Dos marcianos
A metáfora da «guerra» tem sido utilizada para descrever a atual luta contra a pandemia do covid-19. Outras vezes são as ideias e as imagens da ficção científica que são evocadas para interiorizar cenários e processos inusitados pela pandemia e especular sobre o que ainda pode acontecer.
Há um famoso livro de ficção científica que tem a palavra «guerra» no título e em que os vírus desempenham um papel decisivo – é A Guerra dos Mundos de H.G. Wells. O problema na comparação é que os mundos em guerra são os dos invasores marcianos e dos terrestres. E nesta ficção os vírus desempenham um papel benigno, do ponto de vista da humanidade, pois, quando os humanos estão prestes a ser dizimados pelos marcianos, estes sucumbem aos vírus terrestres contra os quais não têm imunidade.
H.G. Wells usava a ficção científica para criticar o mundo em que vivia. As ambições dominadoras dos marcianos podem ser lidas como uma crítica às manifestações mais patológicas do colonialismo europeu. A questão perturbadora é se algumas ideias e imagens da Guerra dos Mundos não podem ser transpostas para a atualidade. A atual «guerra dos mundos» é uma guerra interior à Terra, entre seres humanos alienados, empenhados em sugar a energia vital da casa comum, e os seres que deixaram se ser protegidos pelos equilíbrios naturais.
Face ao ecossistema terrestre e ao que tem sido o passado humano, todos nós estamos a tornar-nos marcianos, embora uns mais do que outros. Yuval Noah Harari escreveu em Homo Deus: «A era em que a humanidade ficava indefesa perante epidemias naturais provavelmente acabou. Mas podemos chegar a ter saudades desse tempo.»* Em Sillicon Valley alguns génios tecnológicos adotaram como lema «equality is out, immortality is in» e gastam milhões de dólares para descobrir os segredos da imortalidade humana. Michio Kaku no seu livro O Futuro da Mente visionou o tempo em que as pessoas, a partir de uma certa idade, transferiam as suas mentes para corpos pós-biológicos.
De súbito, mesmo os mais marcianos dos humanos são forçados a perceber que a humanidade ainda não é imune a pandemias; que uma sociedade como Singapura que não é um modelo de igualdade mas era um modelo de sucesso no combate à pandemia descobriu que o seu calcanhar de Aquiles eram os trabalhadores ilegais a viver em espaços exíguos e que não os ter tido em conta pode ter comprometido todo o seu programa de combate ao covid-19; que as nossas mentes podem explorar o ciberespaço, mas os nossos corpos continuam tão vulneráveis a vírus como os dos nossos antepassados romanos ou medievais.

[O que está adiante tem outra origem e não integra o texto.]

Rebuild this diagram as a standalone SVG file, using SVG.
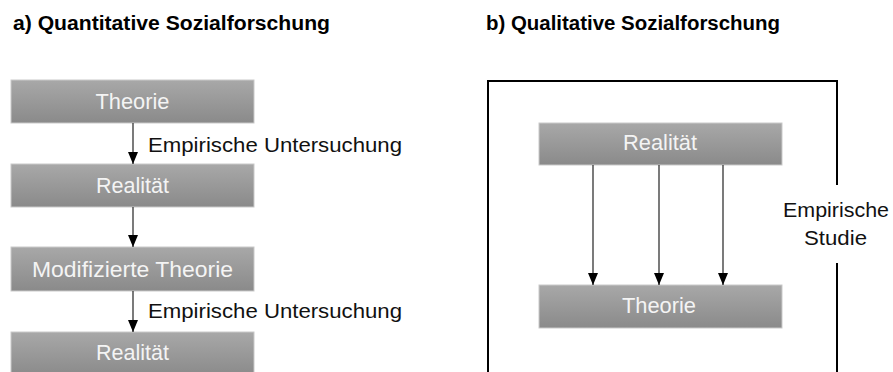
<svg xmlns="http://www.w3.org/2000/svg" width="893" height="372" viewBox="0 0 893 372">
  <defs>
    <linearGradient id="boxFill" x1="0" y1="0" x2="0" y2="1">
      <stop offset="0" stop-color="#a8a8a8"/>
      <stop offset="1" stop-color="#8a8a8a"/>
    </linearGradient>
    <!-- filled triangular arrowhead, drawn along +x so orient="auto" points it down the line -->
    <marker id="arrow" viewBox="0 0 12 10" refX="12" refY="5" markerWidth="12" markerHeight="10" markerUnits="userSpaceOnUse" orient="auto">
      <path d="M0,0 L12,5 L0,10 Z" fill="#000"/>
    </marker>
  </defs>
  <style>
    .box { fill: url(#boxFill); stroke: #c9c9c9; stroke-width: 1; }
    .boxtext { font-family: "Liberation Sans", Arial, sans-serif; font-size: 22px; fill: #f4f4f4; text-anchor: middle; }
    .label { font-family: "Liberation Sans", Arial, sans-serif; font-size: 21px; fill: #111; }
    .title { font-family: "Liberation Sans", Arial, sans-serif; font-size: 20px; font-weight: bold; fill: #000; }
    .conn { stroke: #222; stroke-width: 1.2; fill: none; }
    .frame { stroke: #000; stroke-width: 2; fill: none; }
  </style>
  <rect width="893" height="372" fill="#fff"/>

  <!-- headings -->
  <text class="title" x="13" y="30" textLength="317" lengthAdjust="spacingAndGlyphs">a) Quantitative Sozialforschung</text>
  <text class="title" x="486" y="30" textLength="294" lengthAdjust="spacingAndGlyphs">b) Qualitative Sozialforschung</text>

  <!-- panel a: nodes -->
  <g id="a-theorie">
    <rect class="box" x="11" y="80" width="243" height="43"/>
    <text class="boxtext" x="132.5" y="109" textLength="74" lengthAdjust="spacingAndGlyphs">Theorie</text>
  </g>
  <g id="a-realitaet-1">
    <rect class="box" x="11" y="164" width="243" height="43"/>
    <text class="boxtext" x="132.5" y="193" textLength="73" lengthAdjust="spacingAndGlyphs">Realität</text>
  </g>
  <g id="a-modifizierte-theorie">
    <rect class="box" x="11" y="247" width="243" height="44"/>
    <text class="boxtext" x="132.5" y="277" textLength="201" lengthAdjust="spacingAndGlyphs">Modifizierte Theorie</text>
  </g>
  <g id="a-realitaet-2">
    <rect class="box" x="11" y="332" width="243" height="44"/>
    <text class="boxtext" x="132.5" y="360" textLength="73" lengthAdjust="spacingAndGlyphs">Realität</text>
  </g>

  <!-- panel b: study frame and nodes -->
  <g id="b-studie">
    <path class="frame" d="M488,380 L488,81 L837,81 L837,185 M837,263 L837,380"/>
    <text class="label" text-anchor="middle" x="836" y="217" textLength="106" lengthAdjust="spacingAndGlyphs">Empirische</text>
    <text class="label" text-anchor="middle" x="835.5" y="245" textLength="63" lengthAdjust="spacingAndGlyphs">Studie</text>
  </g>
  <g id="b-realitaet">
    <rect class="box" x="539" y="123" width="243" height="42"/>
    <text class="boxtext" x="660" y="150" textLength="74" lengthAdjust="spacingAndGlyphs">Realität</text>
  </g>
  <g id="b-theorie">
    <rect class="box" x="539" y="285" width="243" height="43"/>
    <text class="boxtext" x="659" y="313" textLength="74" lengthAdjust="spacingAndGlyphs">Theorie</text>
  </g>

  <!-- connectors -->
  <g id="connectors">
    <line class="conn" x1="133" y1="123" x2="133" y2="164" marker-end="url(#arrow)"/>
    <line class="conn" x1="133" y1="207" x2="133" y2="247" marker-end="url(#arrow)"/>
    <line class="conn" x1="133" y1="291" x2="133" y2="332" marker-end="url(#arrow)"/>
    <line class="conn" x1="593" y1="165" x2="593" y2="285" marker-end="url(#arrow)"/>
    <line class="conn" x1="659" y1="165" x2="659" y2="285" marker-end="url(#arrow)"/>
    <line class="conn" x1="723" y1="165" x2="723" y2="285" marker-end="url(#arrow)"/>
    <text class="label" x="148" y="152" textLength="254" lengthAdjust="spacingAndGlyphs">Empirische Untersuchung</text>
    <text class="label" x="148" y="318" textLength="254" lengthAdjust="spacingAndGlyphs">Empirische Untersuchung</text>
  </g>
</svg>
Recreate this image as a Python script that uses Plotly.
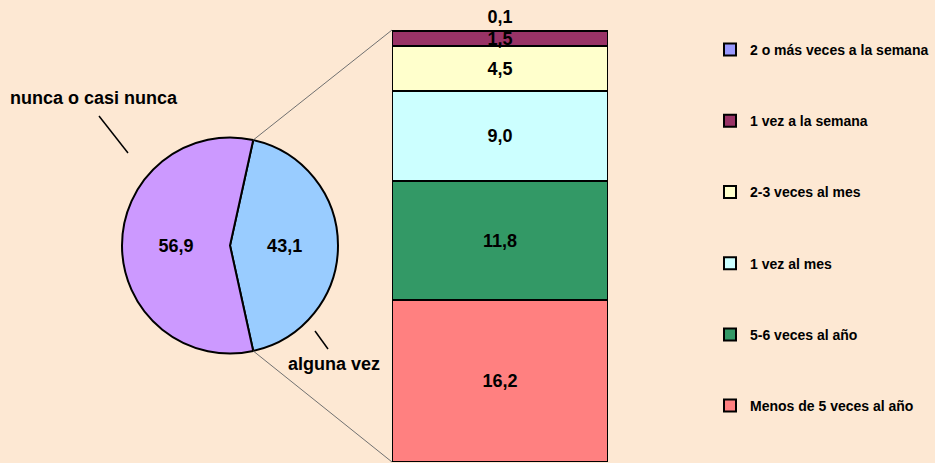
import math
import plotly.graph_objects as go

W, H = 935, 463
BG = "#FDE8D3"
FONT = "Arial, Liberation Sans, sans-serif"

# ---- data ----
pie_labels = ["alguna vez", "nunca o casi nunca"]
pie_values = [43.1, 56.9]
pie_colors = ["#99CCFF", "#CC99FF"]

bar_labels = ["Menos de 5 veces al año", "5-6 veces al año", "1 vez al mes",
              "2-3 veces al mes", "1 vez a la semana", "2 o más veces a la semana"]
bar_values = [16.2, 11.8, 9.0, 4.5, 1.5, 0.1]
bar_colors = ["#FF8080", "#339966", "#CCFFFF", "#FFFFCC", "#993366", "#9999FF"]

# ---- layout geometry (pixels) ----
pie_cx, pie_cy, pie_r = 230, 245.5, 108
bar_x0, bar_x1 = 392, 608
bar_top, bar_bot = 30, 462

def px_x(x):
    return x / W

def px_y(y):
    return 1 - y / H

fig = go.Figure()

share = pie_values[0] / sum(pie_values)
rotation = 90 - share * 360 / 2

fig.add_trace(go.Pie(
    labels=pie_labels, values=pie_values, sort=False, direction="clockwise",
    rotation=rotation,
    marker=dict(colors=pie_colors, line=dict(color="black", width=2)),
    texttemplate=[f"{v:.1f}".replace(".", ",") for v in pie_values],
    textinfo="text", textposition="inside", insidetextorientation="horizontal",
    textfont=dict(family=FONT, size=18, color="black", weight="bold"),
    domain=dict(x=[px_x(pie_cx - pie_r), px_x(pie_cx + pie_r)],
                y=[px_y(pie_cy + pie_r), px_y(pie_cy - pie_r)]),
    showlegend=False, hoverinfo="label+value",
))

n = len(bar_values)
for i, (lab, val, col) in enumerate(zip(bar_labels, bar_values, bar_colors)):
    fig.add_trace(go.Bar(
        x=[0], y=[val], name=lab, legendgroup=lab, legendrank=n - i,
        marker=dict(color=col, line=dict(color="black", width=2)),
        text=[f"{val:.1f}".replace(".", ",")],
        textposition="outside" if i == n - 1 else "inside",
        insidetextanchor="middle", constraintext="none",
        textfont=dict(family=FONT, size=18, color="black", weight="bold"),
        outsidetextfont=dict(family=FONT, size=18, color="black", weight="bold"),
        width=1, cliponaxis=False,
    ))

# connector lines from pie slice edges to bar corners
a1 = math.radians(rotation)
a2 = math.radians(rotation + share * 360)
p1 = (pie_cx + pie_r * math.sin(a1), pie_cy - pie_r * math.cos(a1))
p2 = (pie_cx + pie_r * math.sin(a2), pie_cy - pie_r * math.cos(a2))
shapes = [
    dict(type="line", xref="paper", yref="paper",
         x0=px_x(p1[0]), y0=px_y(p1[1]), x1=px_x(bar_x0), y1=px_y(bar_top),
         line=dict(color="#707070", width=1)),
    dict(type="line", xref="paper", yref="paper",
         x0=px_x(p2[0]), y0=px_y(p2[1]), x1=px_x(bar_x0), y1=px_y(bar_bot),
         line=dict(color="#707070", width=1)),
    # label leader lines
    dict(type="line", xref="paper", yref="paper",
         x0=px_x(99), y0=px_y(116), x1=px_x(128), y1=px_y(153),
         line=dict(color="black", width=1.5)),
    dict(type="line", xref="paper", yref="paper",
         x0=px_x(315), y0=px_y(331), x1=px_x(328), y1=px_y(349),
         line=dict(color="black", width=1.5)),
]

annotations = [
    dict(text="nunca o casi nunca", x=px_x(94), y=px_y(98), xref="paper", yref="paper",
         xanchor="center", yanchor="middle",
         showarrow=False, font=dict(family=FONT, size=18, color="black", weight="bold")),
    dict(text="alguna vez", x=px_x(333.5), y=px_y(364), xref="paper", yref="paper",
         xanchor="center", yanchor="middle",
         showarrow=False, font=dict(family=FONT, size=18, color="black", weight="bold")),
]

fig.update_layout(
    width=W, height=H, margin=dict(l=0, r=0, t=0, b=0),
    paper_bgcolor=BG, plot_bgcolor=BG,
    barmode="stack", bargap=0,
    xaxis=dict(domain=[px_x(bar_x0), px_x(bar_x1)], range=[-0.5, 0.5],
               visible=False, fixedrange=True),
    yaxis=dict(domain=[px_y(bar_bot), px_y(bar_top)], range=[0, sum(bar_values)],
               visible=False, fixedrange=True),
    legend=dict(x=px_x(710), xanchor="left", y=px_y(34), yanchor="top",
                traceorder="grouped", tracegroupgap=50,
                font=dict(family=FONT, size=14, color="black", weight="bold"),
                bgcolor="rgba(0,0,0,0)"),
    shapes=shapes, annotations=annotations,
    showlegend=True,
)

fig.write_html("out.html", config={"displayModeBar": False},
               post_script="document.body.style.margin='0px';document.body.style.background='" + BG + "';")
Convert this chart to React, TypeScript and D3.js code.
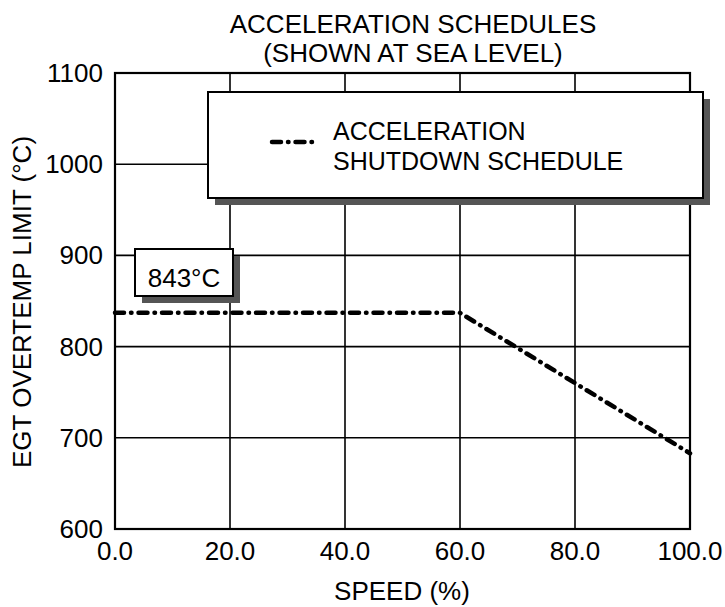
import React, { useEffect, useRef } from 'react';
import * as d3 from 'd3';

const speedTicks = [0, 20, 40, 60, 80, 100];
const tempTicks = [600, 700, 800, 900, 1000, 1100];
const scheduleSpeed = [0, 60, 100];
const scheduleTemp = [837, 837, 683];
const limitLabel = '843°C';
const legendLines = ['ACCELERATION', 'SHUTDOWN SCHEDULE'];
const titleLines = ['ACCELERATION SCHEDULES', '(SHOWN AT SEA LEVEL)'];

const W = 725, H = 607;
const FONT = '"Liberation Sans", Arial, Helvetica, sans-serif';
const FS = 26;

const App = () => {
  const ref = useRef<SVGSVGElement>(null);

  useEffect(() => {
    if (!ref.current) return;
    const svg = d3.select(ref.current);
    svg.selectAll('*').remove();

    const x = d3.scaleLinear().domain([0, 100]).range([115, 690]);
    const y = d3.scaleLinear().domain([600, 1100]).range([529, 73]);

    svg.append('rect').attr('width', W).attr('height', H).attr('fill', '#fff');

    // title
    svg.append('g').selectAll('text').data(titleLines).enter().append('text')
      .attr('x', 413).attr('y', (d, i) => 33 + i * 29)
      .attr('text-anchor', 'middle').attr('font-family', FONT).attr('font-size', FS)
      .text(d => d);

    // grid
    const grid = svg.append('g').attr('stroke', '#000').attr('stroke-width', 1.6);
    grid.selectAll('.v').data(speedTicks.slice(1, -1)).enter().append('line')
      .attr('x1', d => x(d)).attr('x2', d => x(d)).attr('y1', y(1100)).attr('y2', y(600));
    grid.selectAll('.h').data(tempTicks.slice(1, -1)).enter().append('line')
      .attr('y1', d => y(d)).attr('y2', d => y(d)).attr('x1', x(0)).attr('x2', x(100));
    svg.append('rect')
      .attr('x', x(0)).attr('y', y(1100)).attr('width', x(100) - x(0)).attr('height', y(600) - y(1100))
      .attr('fill', 'none').attr('stroke', '#000').attr('stroke-width', 2.2);

    // tick labels
    svg.append('g').selectAll('text').data(speedTicks).enter().append('text')
      .attr('x', d => x(d)).attr('y', 560).attr('text-anchor', 'middle')
      .attr('font-family', FONT).attr('font-size', FS).text(d => d3.format('.1f')(d));
    svg.append('g').selectAll('text').data(tempTicks).enter().append('text')
      .attr('x', 103).attr('y', d => y(d) + 9).attr('text-anchor', 'end')
      .attr('font-family', FONT).attr('font-size', FS).text(d => d);

    // axis titles
    svg.append('text').attr('x', 402).attr('y', 600).attr('text-anchor', 'middle')
      .attr('font-family', FONT).attr('font-size', FS).text('SPEED (%)');
    svg.append('text').attr('transform', `translate(31,302) rotate(-90)`)
      .attr('text-anchor', 'middle').attr('font-family', FONT).attr('font-size', FS)
      .text('EGT OVERTEMP LIMIT (°C)');

    // schedule line
    const pts = scheduleSpeed.map((s, i) => [s, scheduleTemp[i]] as [number, number]);
    const dash = '9 7 0.5 7';
    svg.append('path').datum(pts)
      .attr('d', d3.line<[number, number]>().x(d => x(d[0])).y(d => y(d[1])))
      .attr('fill', 'none').attr('stroke', '#000').attr('stroke-width', 4.5)
      .attr('stroke-linecap', 'round').attr('stroke-dasharray', dash);

    // legend box with shadow
    const lg = svg.append('g');
    lg.append('rect').attr('x', 215).attr('y', 99).attr('width', 495).attr('height', 106).attr('fill', '#555');
    lg.append('rect').attr('x', 208).attr('y', 92).attr('width', 495).attr('height', 106)
      .attr('fill', '#fff').attr('stroke', '#000').attr('stroke-width', 2);
    lg.append('line').attr('x1', 272).attr('x2', 317).attr('y1', 142).attr('y2', 142)
      .attr('stroke', '#000').attr('stroke-width', 4.5).attr('stroke-linecap', 'round')
      .attr('stroke-dasharray', dash);
    lg.selectAll('text').data(legendLines).enter().append('text')
      .attr('x', 333).attr('y', (d, i) => 140 + i * 30)
      .attr('font-family', FONT).attr('font-size', 25).text(d => d);

    // value label box
    const vb = svg.append('g');
    vb.append('rect').attr('x', 142).attr('y', 256).attr('width', 98).attr('height', 47).attr('fill', '#555');
    vb.append('rect').attr('x', 135).attr('y', 249).attr('width', 98).attr('height', 47)
      .attr('fill', '#fff').attr('stroke', '#000').attr('stroke-width', 2);
    vb.append('text').attr('x', 184).attr('y', 287).attr('text-anchor', 'middle')
      .attr('font-family', FONT).attr('font-size', FS).text(limitLabel);
  }, []);

  return <svg ref={ref} width={W} height={H} style={{ display: 'block', position: 'absolute', left: 0, top: 0 }} />;
};

export default App;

A pandemia do covid-19 teve a sua origem num «wet market» (o «wet» é do sangue dos animais derramado frente aos clientes, ver aqui) da China, numa sociedade que foi buscar à Europa o modelo capitalista e o modelo teórico-político de combate ao capitalismo, articulando ambos de uma forma surpreendente.
Os vírus que desencadeiam o covid-19 passaram dos animais selvagens para os seus predadores – os seres humanos – atacando de tal modo toda a sua espécie, a economia, a política e a sociedade que estão a ter impacto no consumo e no ecossistema. Nos últimos tempos a palavra «antropoceno» tinha entrado na moda – o homem adquirira a capacidade de ser o fator principal na mudança do clima. No entanto, em poucas semanas, as alterações climáticas deixaram de ser o que eram antes da entrada em cena desses pequenos seres invisíveis que lançaram contra nós a epidemia do covid-19.
Esperemos que esta história acabe bem, como A Guerra dos Mundos de H.G. Wells. Mas para tal acontecer teremos de combater não só a expansão dos vírus, mas também a expansão desse outro inimigo interior, os marcianos.
*tradução minha a partir da versão inglesa da edição Vintage da Penguin Random House, p. 16.